Brief. All of the material below is to be restated word for word, apart from the pictures.

>> Start

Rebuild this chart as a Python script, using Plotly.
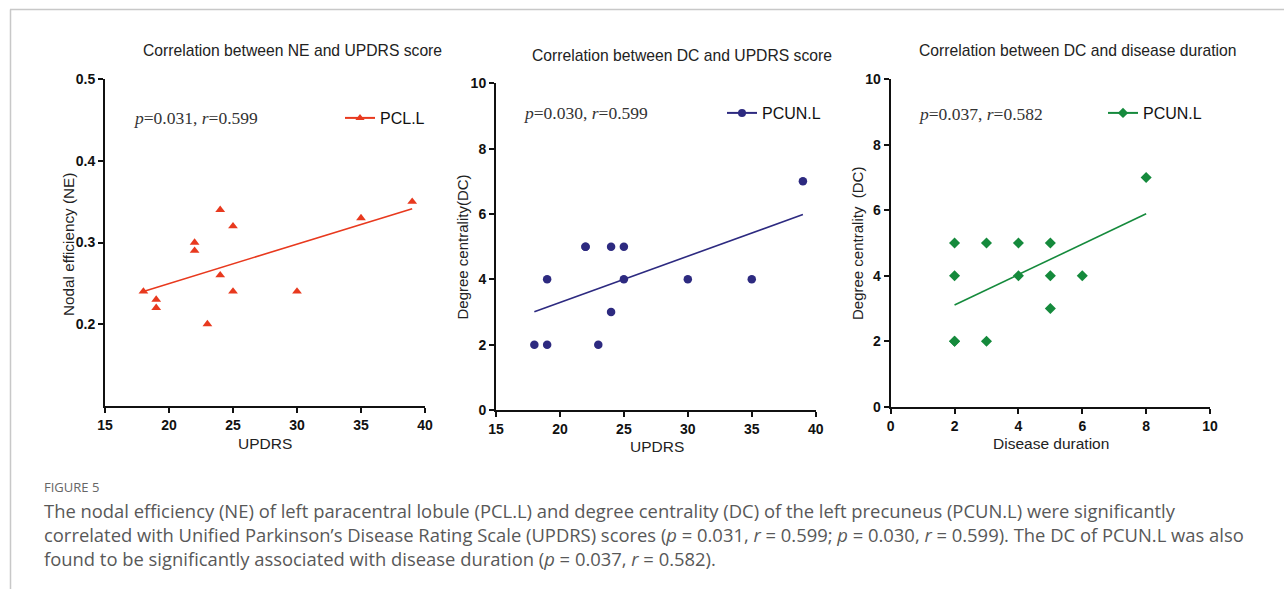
import numpy as np
import plotly.graph_objects as go

W, H = 1284, 589

# ---- data ----
updrs = [18, 19, 19, 22, 22, 23, 24, 24, 25, 25, 30, 35, 39]
ne_pcl = [0.24, 0.23, 0.22, 0.30, 0.29, 0.20, 0.34, 0.26, 0.32, 0.24, 0.24, 0.33, 0.35]
dc_pcun_updrs = [2, 2, 4, 5, 5, 2, 5, 3, 5, 4, 4, 4, 7]
duration = [2, 2, 2, 2, 3, 3, 4, 4, 5, 5, 5, 6, 8]
dc_pcun_dur = [5, 4, 2, 2, 5, 2, 5, 4, 5, 4, 3, 4, 7]

titles = ["Correlation between NE and UPDRS score",
          "Correlation between DC and UPDRS score",
          "Correlation between DC and disease duration"]
stats = ["<i>p</i>=0.031, <i>r</i>=0.599",
         "<i>p</i>=0.030, <i>r</i>=0.599",
         "<i>p</i>=0.037, <i>r</i>=0.582"]
names = ["PCL.L", "PCUN.L", "PCUN.L"]
xtitles = ["UPDRS", "UPDRS", "Disease duration"]
ytitles = ["Nodal efficiency (NE)", "Degree centrality(DC)", "Degree centrality  (DC)"]
colors = ["#e8391e", "#2d2a80", "#158a3c"]
symbols = ["triangle-up", "circle", "diamond"]

xticks = [[15, 20, 25, 30, 35, 40], [15, 20, 25, 30, 35, 40], [0, 2, 4, 6, 8, 10]]
yticks = [[0.2, 0.3, 0.4, 0.5], [0, 2, 4, 6, 8, 10], [0, 2, 4, 6, 8, 10]]
yticklabels = [["0.2", "0.3", "0.4", "0.5"], ["0", "2", "4", "6", "8", "10"], ["0", "2", "4", "6", "8", "10"]]
xranges = [[15, 40], [15, 40], [0, 10]]
yranges = [[0.1, 0.5], [0, 10], [0, 10]]

# target pixel layout (left, right, top, bottom) of each plot area
boxes = [(105, 425, 79.3, 405.7), (496, 815.7, 83.3, 410), (890.7, 1210, 79.3, 406.7)]
title_pos = [(292, 51), (682, 55), (1077, 51)]
stat_pos = [(131, 118), (521, 113), (916, 114)]
legend_pos = [(340, 118), (722, 113), (1103, 113)]
ytitle_pos = [(68, 245, 15.3), (462, 247.5, 15), (857, 243, 15)]
xtitle_pos = [(265, 443), (656.7, 446.7), (1050.8, 443)]

xs = [updrs, updrs, duration]
ys = [ne_pcl, dc_pcun_updrs, dc_pcun_dur]

fig = go.Figure()
FONT = "Liberation Sans, Arial, sans-serif"

# drawing area as observed in the rendered page
OX, OY, WE, HE = 8, 8, 1268, 573

def px(x):
    return (x - OX) / WE

def py(y):
    return 1 - (y - OY) / HE

annotations = []
for i in range(3):
    ax = "" if i == 0 else str(i + 1)
    xa, ya = "x" + ax, "y" + ax
    x = np.array(xs[i], dtype=float)
    y = np.array(ys[i], dtype=float)
    slope, intercept = np.polyfit(x, y, 1)
    xl = np.array([x.min(), x.max()])
    leg = "legend" if i == 0 else "legend" + str(i + 1)
    fig.add_trace(go.Scatter(x=xl, y=slope * xl + intercept, mode="lines",
                             line=dict(color=colors[i], width=1.6),
                             showlegend=False, xaxis=xa, yaxis=ya, hoverinfo="skip"))
    fig.add_trace(go.Scatter(x=x, y=y, mode="markers",
                             marker=dict(symbol=symbols[i], color=colors[i], size=8.5),
                             showlegend=False, xaxis=xa, yaxis=ya))
    # legend entry (line + marker)
    fig.add_trace(go.Scatter(x=[None], y=[None], mode="lines+markers", name=names[i],
                             line=dict(color=colors[i], width=2),
                             marker=dict(symbol=symbols[i], color=colors[i], size=8),
                             showlegend=True, legend=leg, xaxis=xa, yaxis=ya))
    l, r, t, b = boxes[i]
    axis_common = dict(showgrid=False, zeroline=False, showline=True, linecolor="#111",
                       linewidth=2, ticks="outside", ticklen=5, tickwidth=2, tickcolor="#111",
                       tickfont=dict(family=FONT, size=14, color="#111", weight="bold"))
    fig.update_layout(**{
        ("xaxis" + ax): dict(domain=[px(l), px(r)], anchor=ya, range=xranges[i],
                             tickvals=xticks[i], **axis_common),
        ("yaxis" + ax): dict(domain=[py(b), py(t)], anchor=xa, range=yranges[i],
                             tickvals=yticks[i], ticktext=yticklabels[i], **axis_common),
        leg: dict(x=px(legend_pos[i][0]), y=py(legend_pos[i][1]), xanchor="left", yanchor="middle",
                  bgcolor="rgba(0,0,0,0)", font=dict(family=FONT, size=16, color="#111"),
                  itemclick=False, itemdoubleclick=False),
    })
    annotations.append(dict(x=px(title_pos[i][0]), y=py(title_pos[i][1]), xref="paper", yref="paper",
                            text=titles[i], showarrow=False, xanchor="center", yanchor="middle",
                            font=dict(family=FONT, size=15.7, color="#222")))
    annotations.append(dict(x=px(stat_pos[i][0]), y=py(stat_pos[i][1]), xref="paper", yref="paper",
                            text=stats[i], showarrow=False, xanchor="left", yanchor="middle",
                            font=dict(family="Liberation Serif, Times New Roman, serif", size=17.5, color="#333")))
    annotations.append(dict(x=px(xtitle_pos[i][0]), y=py(xtitle_pos[i][1]), xref="paper", yref="paper",
                            text=xtitles[i], showarrow=False, xanchor="center", yanchor="middle",
                            font=dict(family=FONT, size=15.5, color="#222")))
    annotations.append(dict(x=px(ytitle_pos[i][0]), y=py(ytitle_pos[i][1]), xref="paper", yref="paper",
                            text=ytitles[i], showarrow=False, xanchor="center", yanchor="middle",
                            textangle=-90, font=dict(family=FONT, size=ytitle_pos[i][2], color="#222")))

CAP_FONT = "Open Sans, Noto Sans, sans-serif"
annotations.append(dict(x=px(42), y=py(487), xref="paper", yref="paper", text="FIGURE 5",
                        showarrow=False, xanchor="left", yanchor="middle",
                        font=dict(family=CAP_FONT, size=13, color="#666")))
caption_lines = [
    "The nodal efficiency (NE) of left paracentral lobule (PCL.L) and degree centrality (DC) of the left precuneus (PCUN.L) were significantly",
    "correlated with Unified Parkinson\u2019s Disease Rating Scale (UPDRS) scores (<i>p</i> = 0.031, <i>r</i> = 0.599; <i>p</i> = 0.030, <i>r</i> = 0.599). The DC of PCUN.L was also",
    "found to be significantly associated with disease duration (<i>p</i> = 0.037, <i>r</i> = 0.582).",
]
for k, line in enumerate(caption_lines):
    annotations.append(dict(x=px(42), y=py(511 + 23.7 * k), xref="paper", yref="paper", text=line,
                            showarrow=False, xanchor="left", yanchor="middle",
                            font=dict(family=CAP_FONT, size=18.4, color="#585858")))

shapes = [
    dict(type="line", xref="paper", yref="paper", x0=px(10), x1=1.02, y0=py(9.5), y1=py(9.5),
         line=dict(color="#c8c8c8", width=1.5)),
    dict(type="line", xref="paper", yref="paper", x0=px(10.5), x1=px(10.5), y0=py(9.5), y1=-0.05,
         line=dict(color="#c8c8c8", width=1.5)),
]

fig.update_layout(width=W, height=H, margin=dict(l=0, r=0, t=0, b=0),
                  paper_bgcolor="white", plot_bgcolor="white",
                  annotations=annotations, shapes=shapes, hovermode=False)

fig.write_html("out.html", config={"displayModeBar": False},
               post_script="document.body.style.margin='0';document.body.style.padding='0';"
                           "document.body.style.overflow='hidden';"
                           "document.documentElement.style.overflow='hidden';")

>> End

Full answer.
Rebuild this chart as a Python script, using Plotly.
import numpy as np
import plotly.graph_objects as go

W, H = 1284, 589

# ---- data ----
updrs = [18, 19, 19, 22, 22, 23, 24, 24, 25, 25, 30, 35, 39]
ne_pcl = [0.24, 0.23, 0.22, 0.30, 0.29, 0.20, 0.34, 0.26, 0.32, 0.24, 0.24, 0.33, 0.35]
dc_pcun_updrs = [2, 2, 4, 5, 5, 2, 5, 3, 5, 4, 4, 4, 7]
duration = [2, 2, 2, 2, 3, 3, 4, 4, 5, 5, 5, 6, 8]
dc_pcun_dur = [5, 4, 2, 2, 5, 2, 5, 4, 5, 4, 3, 4, 7]

titles = ["Correlation between NE and UPDRS score",
          "Correlation between DC and UPDRS score",
          "Correlation between DC and disease duration"]
stats = ["<i>p</i>=0.031, <i>r</i>=0.599",
         "<i>p</i>=0.030, <i>r</i>=0.599",
         "<i>p</i>=0.037, <i>r</i>=0.582"]
names = ["PCL.L", "PCUN.L", "PCUN.L"]
xtitles = ["UPDRS", "UPDRS", "Disease duration"]
ytitles = ["Nodal efficiency (NE)", "Degree centrality(DC)", "Degree centrality  (DC)"]
colors = ["#e8391e", "#2d2a80", "#158a3c"]
symbols = ["triangle-up", "circle", "diamond"]

xticks = [[15, 20, 25, 30, 35, 40], [15, 20, 25, 30, 35, 40], [0, 2, 4, 6, 8, 10]]
yticks = [[0.2, 0.3, 0.4, 0.5], [0, 2, 4, 6, 8, 10], [0, 2, 4, 6, 8, 10]]
yticklabels = [["0.2", "0.3", "0.4", "0.5"], ["0", "2", "4", "6", "8", "10"], ["0", "2", "4", "6", "8", "10"]]
xranges = [[15, 40], [15, 40], [0, 10]]
yranges = [[0.1, 0.5], [0, 10], [0, 10]]

# target pixel layout (left, right, top, bottom) of each plot area
boxes = [(105, 425, 79.3, 405.7), (496, 815.7, 83.3, 410), (890.7, 1210, 79.3, 406.7)]
title_pos = [(292, 51), (682, 55), (1077, 51)]
stat_pos = [(131, 118), (521, 113), (916, 114)]
legend_pos = [(340, 118), (722, 113), (1103, 113)]
ytitle_pos = [(68, 245, 15.3), (462, 247.5, 15), (857, 243, 15)]
xtitle_pos = [(265, 443), (656.7, 446.7), (1050.8, 443)]

xs = [updrs, updrs, duration]
ys = [ne_pcl, dc_pcun_updrs, dc_pcun_dur]

fig = go.Figure()
FONT = "Liberation Sans, Arial, sans-serif"

# drawing area as observed in the rendered page
OX, OY, WE, HE = 8, 8, 1268, 573

def px(x):
    return (x - OX) / WE

def py(y):
    return 1 - (y - OY) / HE

annotations = []
for i in range(3):
    ax = "" if i == 0 else str(i + 1)
    xa, ya = "x" + ax, "y" + ax
    x = np.array(xs[i], dtype=float)
    y = np.array(ys[i], dtype=float)
    slope, intercept = np.polyfit(x, y, 1)
    xl = np.array([x.min(), x.max()])
    leg = "legend" if i == 0 else "legend" + str(i + 1)
    fig.add_trace(go.Scatter(x=xl, y=slope * xl + intercept, mode="lines",
                             line=dict(color=colors[i], width=1.6),
                             showlegend=False, xaxis=xa, yaxis=ya, hoverinfo="skip"))
    fig.add_trace(go.Scatter(x=x, y=y, mode="markers",
                             marker=dict(symbol=symbols[i], color=colors[i], size=8.5),
                             showlegend=False, xaxis=xa, yaxis=ya))
    # legend entry (line + marker)
    fig.add_trace(go.Scatter(x=[None], y=[None], mode="lines+markers", name=names[i],
                             line=dict(color=colors[i], width=2),
                             marker=dict(symbol=symbols[i], color=colors[i], size=8),
                             showlegend=True, legend=leg, xaxis=xa, yaxis=ya))
    l, r, t, b = boxes[i]
    axis_common = dict(showgrid=False, zeroline=False, showline=True, linecolor="#111",
                       linewidth=2, ticks="outside", ticklen=5, tickwidth=2, tickcolor="#111",
                       tickfont=dict(family=FONT, size=14, color="#111", weight="bold"))
    fig.update_layout(**{
        ("xaxis" + ax): dict(domain=[px(l), px(r)], anchor=ya, range=xranges[i],
                             tickvals=xticks[i], **axis_common),
        ("yaxis" + ax): dict(domain=[py(b), py(t)], anchor=xa, range=yranges[i],
                             tickvals=yticks[i], ticktext=yticklabels[i], **axis_common),
        leg: dict(x=px(legend_pos[i][0]), y=py(legend_pos[i][1]), xanchor="left", yanchor="middle",
                  bgcolor="rgba(0,0,0,0)", font=dict(family=FONT, size=16, color="#111"),
                  itemclick=False, itemdoubleclick=False),
    })
    annotations.append(dict(x=px(title_pos[i][0]), y=py(title_pos[i][1]), xref="paper", yref="paper",
                            text=titles[i], showarrow=False, xanchor="center", yanchor="middle",
                            font=dict(family=FONT, size=15.7, color="#222")))
    annotations.append(dict(x=px(stat_pos[i][0]), y=py(stat_pos[i][1]), xref="paper", yref="paper",
                            text=stats[i], showarrow=False, xanchor="left", yanchor="middle",
                            font=dict(family="Liberation Serif, Times New Roman, serif", size=17.5, color="#333")))
    annotations.append(dict(x=px(xtitle_pos[i][0]), y=py(xtitle_pos[i][1]), xref="paper", yref="paper",
                            text=xtitles[i], showarrow=False, xanchor="center", yanchor="middle",
                            font=dict(family=FONT, size=15.5, color="#222")))
    annotations.append(dict(x=px(ytitle_pos[i][0]), y=py(ytitle_pos[i][1]), xref="paper", yref="paper",
                            text=ytitles[i], showarrow=False, xanchor="center", yanchor="middle",
                            textangle=-90, font=dict(family=FONT, size=ytitle_pos[i][2], color="#222")))

CAP_FONT = "Open Sans, Noto Sans, sans-serif"
annotations.append(dict(x=px(42), y=py(487), xref="paper", yref="paper", text="FIGURE 5",
                        showarrow=False, xanchor="left", yanchor="middle",
                        font=dict(family=CAP_FONT, size=13, color="#666")))
caption_lines = [
    "The nodal efficiency (NE) of left paracentral lobule (PCL.L) and degree centrality (DC) of the left precuneus (PCUN.L) were significantly",
    "correlated with Unified Parkinson\u2019s Disease Rating Scale (UPDRS) scores (<i>p</i> = 0.031, <i>r</i> = 0.599; <i>p</i> = 0.030, <i>r</i> = 0.599). The DC of PCUN.L was also",
    "found to be significantly associated with disease duration (<i>p</i> = 0.037, <i>r</i> = 0.582).",
]
for k, line in enumerate(caption_lines):
    annotations.append(dict(x=px(42), y=py(511 + 23.7 * k), xref="paper", yref="paper", text=line,
                            showarrow=False, xanchor="left", yanchor="middle",
                            font=dict(family=CAP_FONT, size=18.4, color="#585858")))

shapes = [
    dict(type="line", xref="paper", yref="paper", x0=px(10), x1=1.02, y0=py(9.5), y1=py(9.5),
         line=dict(color="#c8c8c8", width=1.5)),
    dict(type="line", xref="paper", yref="paper", x0=px(10.5), x1=px(10.5), y0=py(9.5), y1=-0.05,
         line=dict(color="#c8c8c8", width=1.5)),
]

fig.update_layout(width=W, height=H, margin=dict(l=0, r=0, t=0, b=0),
                  paper_bgcolor="white", plot_bgcolor="white",
                  annotations=annotations, shapes=shapes, hovermode=False)

fig.write_html("out.html", config={"displayModeBar": False},
               post_script="document.body.style.margin='0';document.body.style.padding='0';"
                           "document.body.style.overflow='hidden';"
                           "document.documentElement.style.overflow='hidden';")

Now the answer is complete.